The senators seemed encouraged that the PA would soon hold long-delayed elections. Abbas is currently serving the 16th year of the four-year term to which he was elected in 2005.

Shtayyeh “said they would be prepared to move forward with the elections within six months of getting assurances from the Israelis that Palestinians living in East Jerusalem could participate in those elections, which is how those elections have been conducted in the past, and which I believe is a very reasonable request,” Van Hollen said. 

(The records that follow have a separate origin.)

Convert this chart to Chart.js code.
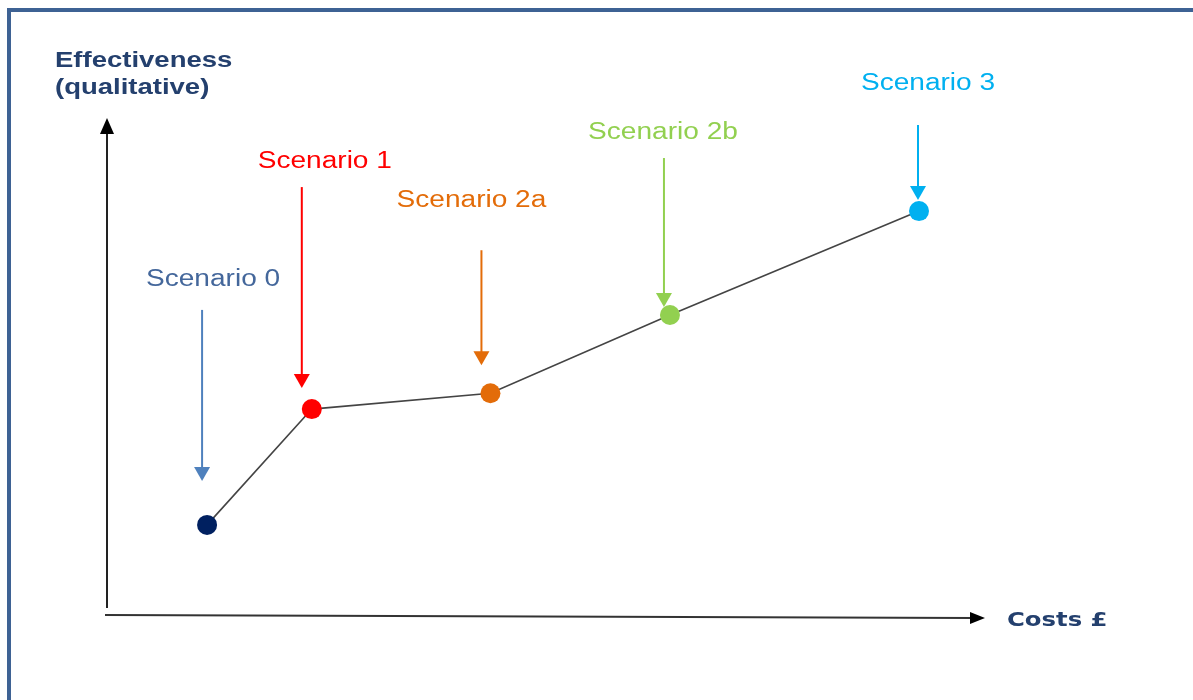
<!DOCTYPE html>
<html>
<head>
<meta charset="utf-8">
<title>Scenarios: effectiveness vs costs</title>
<script src="https://cdn.jsdelivr.net/npm/chart.js@4.4.0/dist/chart.umd.min.js"></script>
<style>
  html, body { margin: 0; padding: 0; background: #fff; }
  #wrap { width: 1193px; height: 700px; position: relative; }
</style>
</head>
<body>
<div id="wrap"><canvas id="chart"></canvas></div>
<script>
// scenarios (qualitative scale, 0-100 on both axes)
const scenarios = ['Scenario 0', 'Scenario 1', 'Scenario 2a', 'Scenario 2b', 'Scenario 3'];
const costs = [11.6, 23.5, 43.8, 64.2, 92.5];
const effectiveness = [18.2, 41.6, 44.8, 60.6, 81.6];
const pointColors = ['#002060', '#ff0000', '#e36c09', '#92d050', '#00b0f0'];
const labelColors = ['#44679b', '#ff0000', '#e36c09', '#92d050', '#00b0f0'];
const arrowColors = ['#4f81bd', '#ff0000', '#e36c09', '#92d050', '#00b0f0'];

// callout placement, px relative to each point
const callouts = [
    { dx: -5,  top: -215, tip: -44, lx: 6,   ly: -245 },
    { dx: -10, top: -222, tip: -21, lx: 13,  ly: -247 },
    { dx: -9,  top: -143, tip: -28, lx: -19, ly: -193 },
    { dx: -6,  top: -157, tip: -8,  lx: -7,  ly: -182 },
    { dx: -1,  top: -86,  tip: -11, lx: 9,   ly: -127 }
];

const TITLE_COLOR = '#24406e';

// text looks slightly wide, draw with a horizontal stretch
function stretchText(ctx, text, x, y, font, color, sx, align) {
    ctx.save();
    ctx.font = font;
    ctx.fillStyle = color;
    ctx.textAlign = align || 'center';
    ctx.textBaseline = 'middle';
    ctx.translate(x, y);
    ctx.scale(sx, 1);
    ctx.fillText(text, 0, 0);
    ctx.restore();
}

function arrowDown(ctx, x, y1, y2, color) {
    ctx.save();
    ctx.strokeStyle = color;
    ctx.fillStyle = color;
    ctx.lineWidth = 2;
    ctx.beginPath();
    ctx.moveTo(x, y1);
    ctx.lineTo(x, y2 - 12);
    ctx.stroke();
    ctx.beginPath();
    ctx.moveTo(x - 8, y2 - 14);
    ctx.lineTo(x + 8, y2 - 14);
    ctx.lineTo(x, y2);
    ctx.closePath();
    ctx.fill();
    ctx.restore();
}

const framePlugin = {
    id: 'frame',
    beforeDraw(chart) {
        const ctx = chart.ctx;
        ctx.save();
        ctx.fillStyle = '#fff';
        ctx.fillRect(0, 0, chart.width, chart.height);
        ctx.strokeStyle = '#3e6294';
        ctx.lineWidth = 4;
        ctx.beginPath();
        ctx.moveTo(9, chart.height + 5);
        ctx.lineTo(9, 10);
        ctx.lineTo(chart.width + 5, 10);
        ctx.stroke();
        ctx.restore();
    }
};

const axesPlugin = {
    id: 'axesArrows',
    beforeDatasetsDraw(chart) {
        const ctx = chart.ctx;
        const a = chart.chartArea;
        ctx.save();
        ctx.strokeStyle = '#222';
        ctx.fillStyle = '#000';
        ctx.lineWidth = 2;
        // y axis
        ctx.beginPath();
        ctx.moveTo(a.left + 2, a.bottom - 7);
        ctx.lineTo(a.left + 2, a.top + 12);
        ctx.stroke();
        ctx.beginPath();
        ctx.moveTo(a.left - 5, a.top + 14);
        ctx.lineTo(a.left + 9, a.top + 14);
        ctx.lineTo(a.left + 2, a.top - 2);
        ctx.closePath();
        ctx.fill();
        // x axis
        ctx.strokeStyle = '#333';
        ctx.beginPath();
        ctx.moveTo(a.left, a.bottom);
        ctx.lineTo(a.right - 12, a.bottom + 3);
        ctx.stroke();
        ctx.beginPath();
        ctx.moveTo(a.right - 15, a.bottom - 3);
        ctx.lineTo(a.right - 15, a.bottom + 9);
        ctx.lineTo(a.right, a.bottom + 3);
        ctx.closePath();
        ctx.fill();
        ctx.restore();

        // axis titles
        stretchText(ctx, 'Effectiveness', 55, 61, 'bold 22px "Liberation Sans", Arial, sans-serif', TITLE_COLOR, 1.25, 'left');
        stretchText(ctx, '(qualitative)', 55, 88, 'bold 22px "Liberation Sans", Arial, sans-serif', TITLE_COLOR, 1.25, 'left');
        stretchText(ctx, 'Costs £', a.right + 22, a.bottom + 6, 'bold 19px "DejaVu Sans", Verdana, sans-serif', TITLE_COLOR, 1.28, 'left');
    },
    afterDatasetsDraw(chart) {
        const ctx = chart.ctx;
        const xs = chart.scales.x;
        const ys = chart.scales.y;
        scenarios.forEach((name, i) => {
            const px = xs.getPixelForValue(costs[i]);
            const py = ys.getPixelForValue(effectiveness[i]);
            const c = callouts[i];
            arrowDown(ctx, px + c.dx, py + c.top, py + c.tip, arrowColors[i]);
            stretchText(ctx, name, px + c.lx, py + c.ly, '23px "Liberation Sans", Arial, sans-serif', labelColors[i], 1.22);
        });
    }
};

const points = costs.map((c, i) => ({ x: c, y: effectiveness[i] }));

new Chart(document.getElementById('chart'), {
    type: 'scatter',
    data: {
        datasets: [{
            label: 'Scenarios',
            data: points,
            showLine: true,
            borderColor: '#444',
            borderWidth: 1.6,
            pointRadius: 10,
            pointHoverRadius: 10,
            pointBorderWidth: 0,
            pointBackgroundColor: pointColors
        }]
    },
    options: {
        responsive: true,
        maintainAspectRatio: false,
        animation: false,
        layout: { padding: { left: 105, right: 208, top: 120, bottom: 85 } },
        plugins: {
            legend: { display: false },
            tooltip: { enabled: false }
        },
        scales: {
            x: { type: 'linear', min: 0, max: 100, display: false },
            y: { type: 'linear', min: 0, max: 100, display: false }
        }
    },
    plugins: [framePlugin, axesPlugin]
});
</script>
</body>
</html>
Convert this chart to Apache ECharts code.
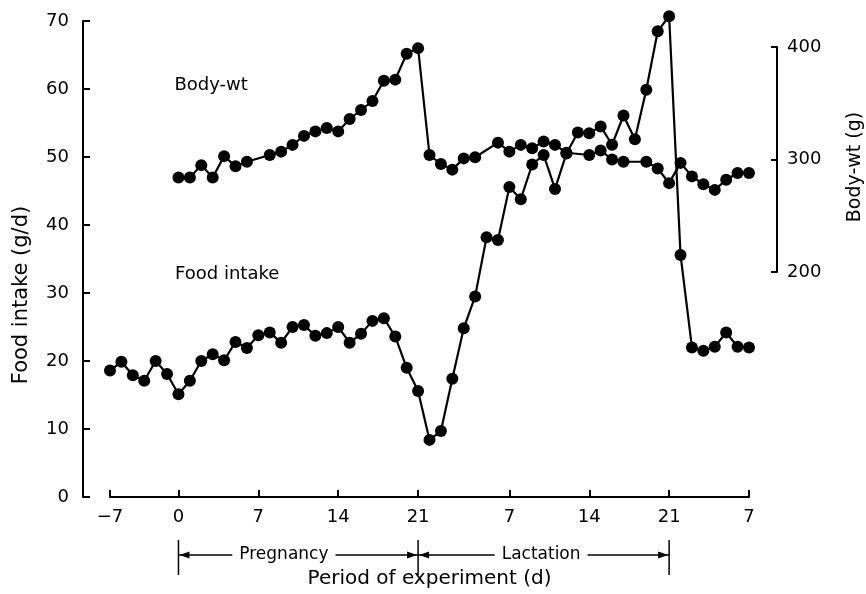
<!DOCTYPE html>
<html><head><meta charset="utf-8">
<script src="https://cdn.jsdelivr.net/npm/echarts@6/dist/echarts.min.js"></script>
<style>html,body{margin:0;padding:0;background:#fff}#c{width:866px;height:594px}</style>
</head><body><div id="c"></div>
<script>
// ---- data ----
const days = [-6,-5,-4,-3,-2,-1,0,1,2,3,4,5,6,7,8,9,10,11,12,13,14,15,16,17,18,19,20,21,
  22,23,24,25,26,27,28,29,30,31,32,33,34,35,36,37,38,39,40,41,42,43,44,45,46,47,48,49,50];
const foodIntake = [18.6,19.9,17.9,17.1,20.0,18.1,15.1,17.1,20.0,21.0,20.1,22.8,21.9,23.8,24.2,22.7,25.0,25.3,23.7,24.1,25.0,22.7,24.0,25.9,26.3,23.6,19.0,15.6,
  8.4,9.7,17.4,24.8,29.5,38.2,37.8,45.6,43.8,48.9,50.3,45.3,50.5,53.6,53.5,54.5,51.8,56.1,52.6,59.9,68.5,70.7,35.6,22.0,21.5,22.1,24.2,22.1,22.0];
const bodyWt = [null,null,null,null,null,null,284,284,295,284,303,294,298,null,304,307,313,321,325,328,325,336,344,352,370,371,394,399,
  304,296,291,301,302,null,315,307,313,310,316,313,306,null,304,308,300,298,null,298,292,279,297,285,278,273,282,288,288];
const xTickDays = [-6,0,7,14,21,29,36,43,50];
const xTickLabels = ['\u22127','0','7','14','21','7','14','21','7'];
const phases = [
  {name:'Pregnancy', start:0, end:21},
  {name:'Lactation', start:21, end:43}
];
const seriesLabels = [
  {text:'Body-wt', day:-0.35, food:60.6},
  {text:'Food intake', day:-0.3, food:32.8}
];

const FONT = '"DejaVu Sans", "Liberation Sans", sans-serif';
const chart = echarts.init(document.getElementById('c'), null, {renderer:'canvas'});

const lineSeries = (data, xi, yi) => ({
  type:'line', data, xAxisIndex:xi, yAxisIndex:yi,
  symbol:'circle', symbolSize:12, showSymbol:true,
  lineStyle:{color:'#000', width:2.2}, itemStyle:{color:'#000'},
  clip:false, connectNulls:true, animation:false, silent:true
});

chart.setOption({
  animation:false,
  backgroundColor:'#fff',
  grid:[
    {left:110, right:117, top:21, bottom:97},
    {left:110, right:117, top:47, bottom:322}
  ],
  xAxis:[
    {type:'value', gridIndex:0, min:-6, max:50,
     axisLine:{show:true, onZero:false, lineStyle:{color:'#000', width:2}},
     axisTick:{show:true, inside:true, length:7, customValues:xTickDays, lineStyle:{color:'#000', width:2}},
     axisLabel:{customValues:xTickDays, formatter:v => xTickLabels[xTickDays.indexOf(v)],
       color:'#000', fontSize:18, fontFamily:FONT, margin:11},
     splitLine:{show:false},
     name:'Period of experiment (d)', nameLocation:'middle', nameGap:72,
     nameTextStyle:{color:'#000', fontSize:20, fontFamily:FONT}},
    {type:'value', gridIndex:1, min:-6, max:50, show:false, axisLine:{onZero:false}}
  ],
  yAxis:[
    {type:'value', gridIndex:0, min:0, max:70, interval:10, position:'left', offset:27,
     axisLine:{show:true, onZero:false, lineStyle:{color:'#000', width:2}},
     axisTick:{show:true, inside:true, length:7, lineStyle:{color:'#000', width:2}},
     axisLabel:{color:'#000', fontSize:18, fontFamily:FONT, margin:14},
     splitLine:{show:false}},
    {type:'value', gridIndex:1, min:200, max:400, interval:100, position:'right', offset:28,
     axisLine:{show:true, onZero:false, lineStyle:{color:'#000', width:2}},
     axisTick:{show:true, inside:true, length:6, lineStyle:{color:'#000', width:2}},
     axisLabel:{color:'#000', fontSize:18, fontFamily:FONT, margin:10},
     splitLine:{show:false}}
  ],
  series:[
    lineSeries(days.map((d,i)=>[d, foodIntake[i]]), 0, 0),
    lineSeries(days.map((d,i)=>[d, bodyWt[i]]).filter(p => p[1] != null), 1, 1)
  ]
});

// ---- annotations placed through the axes' scales ----
const px = d => chart.convertToPixel({xAxisIndex:0}, d);
const py = v => chart.convertToPixel({yAxisIndex:0}, v);
const ctx = document.createElement('canvas').getContext('2d');
const measure = (t, size) => { ctx.font = size + 'px ' + FONT; return ctx.measureText(t).width; };

const g = [];
const yTop = 540, yBot = 575, yArr = 555, ah = 10, aw = 3.5;
const labelFrac = [0.44, 0.49];
const bounds = [...new Set(phases.flatMap(p => [p.start, p.end]))];
bounds.forEach(b => {
  const x = px(b);
  g.push({type:'line', shape:{x1:x, y1:yTop, x2:x, y2:yBot}, style:{stroke:'#000', lineWidth:1.5}});
});
phases.forEach((p, i) => {
  const x1 = px(p.start), x2 = px(p.end), cx = x1 + (x2 - x1) * labelFrac[i];
  const w = measure(p.name, 17);
  g.push({type:'text', x:cx, y:yArr, style:{text:p.name, fill:'#000', font:'17px ' + FONT, align:'center', verticalAlign:'middle'}});
  g.push({type:'line', shape:{x1:x1, y1:yArr, x2:cx - w/2 - 7, y2:yArr}, style:{stroke:'#000', lineWidth:1.5}});
  g.push({type:'line', shape:{x1:cx + w/2 + 7, y1:yArr, x2:x2, y2:yArr}, style:{stroke:'#000', lineWidth:1.5}});
  g.push({type:'polygon', shape:{points:[[x1+1, yArr],[x1+1+ah, yArr-aw],[x1+1+ah, yArr+aw]]}, style:{fill:'#000'}});
  g.push({type:'polygon', shape:{points:[[x2-1, yArr],[x2-1-ah, yArr-aw],[x2-1-ah, yArr+aw]]}, style:{fill:'#000'}});
});
seriesLabels.forEach(l => {
  g.push({type:'text', x:px(l.day), y:py(l.food), style:{text:l.text, fill:'#000', font:'18px ' + FONT, align:'left', verticalAlign:'middle'}});
});
g.push({type:'text', x:22, y:295, rotation:Math.PI/2, style:{text:'Food intake (g/d)', fill:'#000', font:'21px ' + FONT, align:'center', verticalAlign:'middle'}});
g.push({type:'text', x:855, y:167, rotation:Math.PI/2, style:{text:'Body-wt (g)', fill:'#000', font:'19px ' + FONT, align:'center', verticalAlign:'middle'}});
chart.setOption({graphic:{elements:g}});
</script>
</body></html>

Murphy was more circumspect about the current state of recovery efforts in the Gaza Strip following an 11-day conflict earlier this year with Israel, acknowledging that the PA “is not in a strong enough position in Gaza right now to administer the reconstruction.” He proposed that the international community would likely have to come together to create a plan, as well as relying on the Egyptians or another country to lead the efforts.

“Part of what we were there to speak with the Israeli government about was a willingness on their behalf to get creative about how we bring aid into Gaza, and what kind of organizations would be able to move forward with that reconstruction,” he added.

The senators, speaking on the same day Lebanon’s new cabinet was announced, expressed hope for reforms and progress under new Prime Minister Najib Mikati, who has served in the role twice before.

“We pushed very hard for the establishment of a new government,” Van Hollen said. “We had hoped it might happen by last Friday but are very pleased to see it happen today.”

“[Mikati] certainly talked the right talk,” Blumenthal added, referring to the delegation’s meeting with him. “And how he’s really got to walk that walk. And whether he can successfully fight corruption in a corruption-ridden country remains to be seen. But I am very hopeful… He clearly cares about his country.”

The group also met with Lebanese President Michel Aoun

In Washington, Lebanon experts argued that the new cabinet does not, fundamentally, change the situation on the ground for Lebanon or the region and that Hezbollah remains the most influential actor in the country.

“It doesn’t affect anything in terms of the balance of power in Lebanon,” Tony Badran, a research fellow at the Foundation for Defense of Democracies, told JI. “The predominant power on every level — military, security, political, financial, economic, democragraphic — is Hezbollah… The birth of this government at this moment came because Hezbollah deemed it so.”

“What we call the ‘state’ is the show that’s run by Hezbollah, which includes the other sectarian oligarchs, who are junior partners who have no power to match Hezbollah,” he continued. In terms of U.S. and Israeli interests, “none of this matters, really.”

Badran and Danielle Pletka, a senior fellow at the American Enterprise Institute, also pointed out that many of the leaders in Lebanon’s new government held government positions before and failed to enact reforms or were actively involved in corruption.

“Meet the new boss, same as the old boss,” Pletka said. “Mikati was the prime minister before. He’s part of the same Hezbollah clique that led the country to destruction. And there’s no reason to believe that they’re going to do anything different.”